A strong workflow usually includes:

  • One full slab image
  • Two to four detail shots
  • One identifying or scale image when needed
  • The same orientation and framing style across all listings
  • The same lighting approach across the full inventory

This kind of consistency makes your listings look more credible and makes your platform easier to use.

Common Mistakes to Avoid

Some of the most common slab photography mistakes are easy to fix once you know what to look for.

Photographing in harsh sunlight creates glare and uneven contrast. Using ultra-wide lenses distorts the slab shape. Leaving clutter in the background makes the listing feel unprofessional. Shooting only close-ups without a full slab image forces the buyer to guess at the overall pattern. Heavy editing can make the slab look better online but worse in person.

Another big mistake is hiding important details. Natural stone often includes variation, fissures, filled areas, and movement that buyers expect to see. Those details should be documented, not concealed.

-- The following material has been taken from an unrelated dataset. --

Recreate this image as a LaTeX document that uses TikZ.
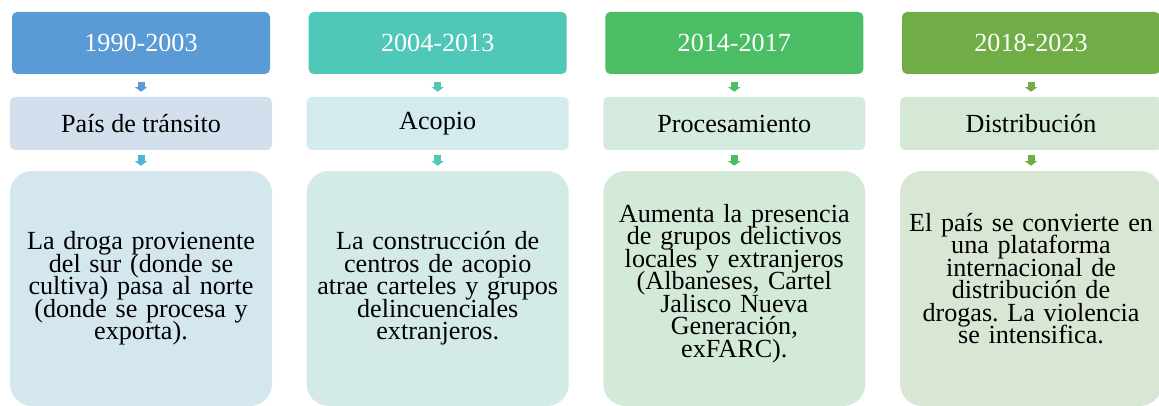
\documentclass[tikz,border=0pt]{standalone}
\usepackage{fontspec}
\setmainfont{Liberation Serif}
\usetikzlibrary{arrows.meta}
\frenchspacing

\definecolor{yearA}{RGB}{91,155,213}
\definecolor{stageA}{RGB}{212,223,238}
\definecolor{descrA}{RGB}{212,230,238}
\definecolor{arrowA}{RGB}{80,180,210}
\definecolor{yearB}{RGB}{80,200,183}
\definecolor{stageB}{RGB}{211,235,237}
\definecolor{descrB}{RGB}{211,234,230}
\definecolor{yearC}{RGB}{75,190,101}
\definecolor{stageC}{RGB}{212,235,222}
\definecolor{descrC}{RGB}{212,234,217}
\definecolor{yearD}{RGB}{112,173,71}
\definecolor{stageD}{RGB}{213,232,214}
\definecolor{descrD}{RGB}{218,230,212}

\newcommand{\boxfont}{\fontsize{19.6pt}{16.9pt}\selectfont\lineskiplimit=-50pt}

\begin{document}
\begin{tikzpicture}[x=0.75pt, y=-0.75pt,
    yearbox/.style={rectangle, rounded corners=3.75pt, minimum width=193.5pt, minimum height=46.5pt, inner sep=0pt, text=white, font=\boxfont},
    stagebox/.style={rectangle, rounded corners=3.75pt, minimum width=196.5pt, minimum height=39.75pt, inner sep=0pt, font=\boxfont},
    descrbox/.style={rectangle, rounded corners=16.5pt, minimum width=196.5pt, minimum height=176.25pt, inner sep=0pt, text width=190pt, align=center, font=\boxfont},
    link/.style={line width=5.25pt, -{Triangle[width=9pt, length=3.4pt]}, shorten >=3.75pt}]
        \useasboundingbox (0,0) rectangle (1159,406);

        % First column
        \begin{scope}[shift={(0,0)}]
            \node[yearbox, fill=yearA] (Y1) at (141,43) {1990-2003};
            \node[stagebox, fill=stageA] (S1) at (141,123.5) {País de tránsito};
            \node[descrbox, fill=descrA] (D1) at (141,288.5) {La droga provienente\\ del sur (donde se\\ cultiva) pasa al norte\\ (donde se procesa y\\ exporta).};
            \draw[link, yearA, shorten <=6pt] (Y1) -- (S1);
            \draw[link, arrowA, shorten <=3.75pt] (S1) -- (D1);
        \end{scope}

        % Second column
        \begin{scope}[shift={(296.7,0)}]
            \node[yearbox, fill=yearB] (Y2) at (141,43) {2004-2013};
            \node[stagebox, fill=stageB] (S2) at (141,123.5) {Acopio};
            \node[descrbox, fill=descrB] (D2) at (141,288.5) {La construcción de\\ centros de acopio\\ atrae carteles y grupos\\ delincuenciales\\ extranjeros.};
            \draw[link, yearB, shorten <=6pt] (Y2) -- (S2);
            \draw[link, yearB, shorten <=3.75pt] (S2) -- (D2);
        \end{scope}

        % Third column
        \begin{scope}[shift={(593.3,0)}]
            \node[yearbox, fill=yearC] (Y3) at (141,43) {2014-2017};
            \node[stagebox, fill=stageC] (S3) at (141,123.5) {Procesamiento};
            \node[descrbox, fill=descrC, text depth=113pt] (D3) at (141,288.5) {Aumenta la presencia\\ de grupos delictivos\\ locales y extranjeros\\ (Albaneses, Cartel\\ Jalisco Nueva\\ Generación,\\ exFARC).};
            \draw[link, yearC, shorten <=6pt] (Y3) -- (S3);
            \draw[link, yearC, shorten <=3.75pt] (S3) -- (D3);
        \end{scope}

        % Fourth column
        \begin{scope}[shift={(890,0)}]
            \node[yearbox, fill=yearD] (Y4) at (141,43) {2018-2023};
            \node[stagebox, fill=stageD] (S4) at (141,123.5) {Distribución};
            \node[descrbox, fill=descrD, text depth=99.5pt] (D4) at (141,288.5) {El país se convierte en\\ una plataforma\\ internacional de\\ distribución de\\ drogas. La violencia\\ se intensifica.};
            \draw[link, yearD, shorten <=6pt] (Y4) -- (S4);
            \draw[link, yearD, shorten <=3.75pt] (S4) -- (D4);
        \end{scope}
    \end{tikzpicture}
\end{document}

Better Slab Photos Create Better Buyers

The best slab photography does not try to trick the eye. It helps the buyer understand the material quickly and confidently.

That is especially important online, where the image often creates the first impression and determines whether a buyer keeps browsing or reaches out. Clean, consistent, accurate photos make your inventory easier to trust and easier to shop.

For a platform like Slab Site, that matters. Better images improve listing quality, increase engagement, and help serious buyers make decisions faster. In a category where every slab is one of a kind, strong photography is not just a nice extra. It is part of the sales process.

Natural stone already has the character. Good photography simply makes sure people can see it.